- miércoles, 04 de diciembre de 2024
- Actualizado 09:23
Hace diez años teníamos una mañana radiante en Pamplona. Me lo recuerda Facebook -que ya es para lo único que utilizo Facebook, para recordar cosas- con un vídeo que subí de la plaza del Castillo. Una panorámica desde la sombra, desde el lado que linda con la calle Comedias, temblorosa, como si nunca hubiera grabado un vídeo antes, como si no hubiera crecido con una videocámara Handycam Sony, jugando a ser cineasta, capturando horas y horas de celebraciones familiares que luego nunca volvíamos a ver.
Recuerdo la escena y por qué decidí registrarla. Un músico callejero tocaba el Himno a la alegría de Beethoven y la melodía que salía de su violín se asentaba como un manto plácido sobre las gentes y la ciudad. Todo parece estar bien en ese vídeo y todo parece seguir allí, aunque ya nada sea igual. La librería Gómez, por ejemplo, a la que había entrado para mirar las novedades unos minutos antes, ya no existe.
Una década es una barbaridad de tiempo cuando tienes 15 y pasas a tener 25 pero es un chasquido cuando tienes 35 y pasas a 45. El tiempo es un tremendo misterio -su elasticidad-, se dilata y se contrae como una goma de sujetar paquetes postales, aunque todos sabemos que es una constante. Si te paras a mirar ese minuto del microondas mientras se calienta la leche del Colacao es un suspiro, si no le haces caso, puede caber un mundo en ese minuto, y sobrarte segundos.
Hace una década aún no había entrado gente en nuestras vidas que ya ha salido de ella, me decía extrañado ayer un amigo, tomando una cerveza frente a esa plaza que hoy miro difuminada -hay que ver la calidad tan baja que tenían los vídeos de los móviles solo diez años antes- mientras suena la novena sinfonía.
Hace una década -continuó resignado, sin comprender la línea temporal por la que hacemos equilibrios los humanos- no me había casado, no había tenido dos hijos ni me había divorciado... y tú y yo ya estábamos en esta misma terraza, mirando las palomas, preguntándonos por qué había pasado todo tan deprisa desde que salimos de la universidad.

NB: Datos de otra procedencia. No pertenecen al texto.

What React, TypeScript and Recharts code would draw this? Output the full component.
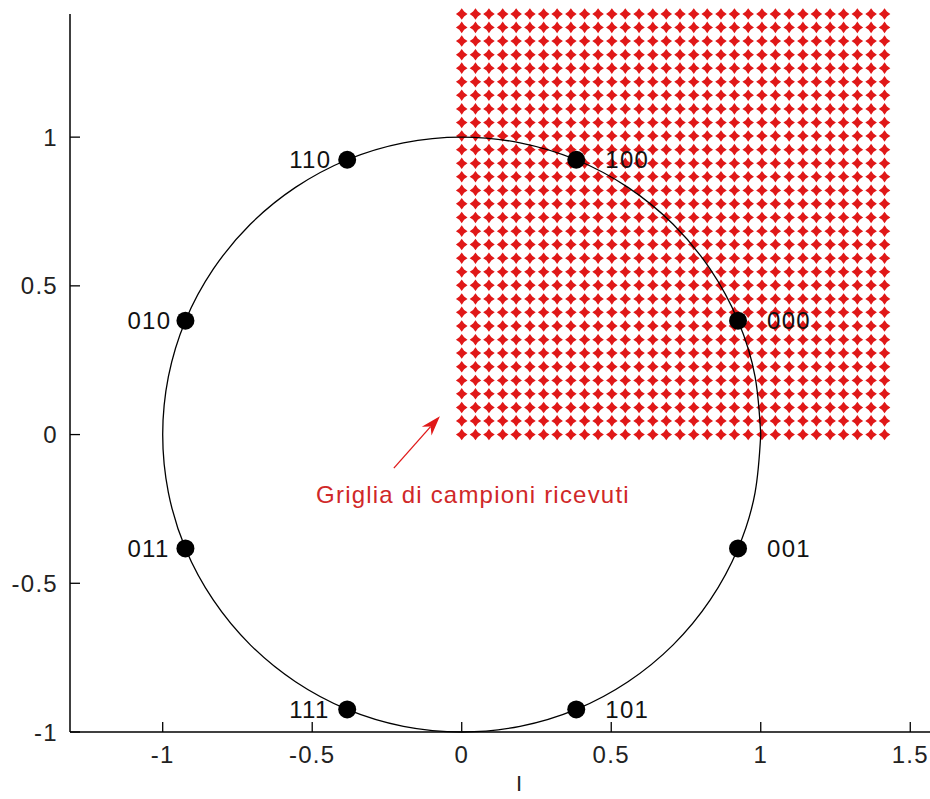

Yo ya solo sé sonreír encogiéndome de hombros, porque una de las verdades que descubres cuando ya eres un cuarentón es que no hay respuestas, ni certezas. En la vida solo existe una sensación de asombro incomprensible, como cuando un bicho se queda hipnótico en mitad de la carretera mirando los faros del coche que le va a atropellar.
No sé si sabes quién era San Virila, le dije. Dice la leyenda que fue abad del monasterio de Leyre y que una tarde, contrariado por el concepto de eternidad que no era capaz de asimilar, salió a dar una vuelta por los alrededores. Tumbado junto a una fuente, absorto escuchando un pajarillo, se quedó dormido lo que el pensaba que habían sido unos pocos minutos. Al despertar y volver al convento, todo parecía igual, pero al llamar a la puerta, ya anocheciendo, no reconoció a quien le abría ni el que le abría supo reconocerle a él. ¿Quién eres? Soy el abad Virila. ¿Cómo que el abad? Nuestro abad no se llama así. Y fueron hasta la biblioteca para revisar unos documentos donde aparecía una relación de los abades que había tenido el monasterio.
Dieron con uno que se llamaba Virila. Salió a dar una vuelta y nunca más supieron de él, leyó el monje, hace de aquello... 300 años. Y como un pantocrátor románico en mi trono celestial, alcé la mano, estirando dos dedos y sentencié: camarero, un par de cervezas más, antes de que se haga demasiado tarde y nada tenga remedio.
Y el camarero, posando las dos cañas en la mesa nos regaló una lección. Siempre se puede volver a empezar, como el personaje de Ferrandis en la peli que le dio el Oscar a Garci... aunque no tengamos ya ni remedio ni tiempo. Y eso es todo.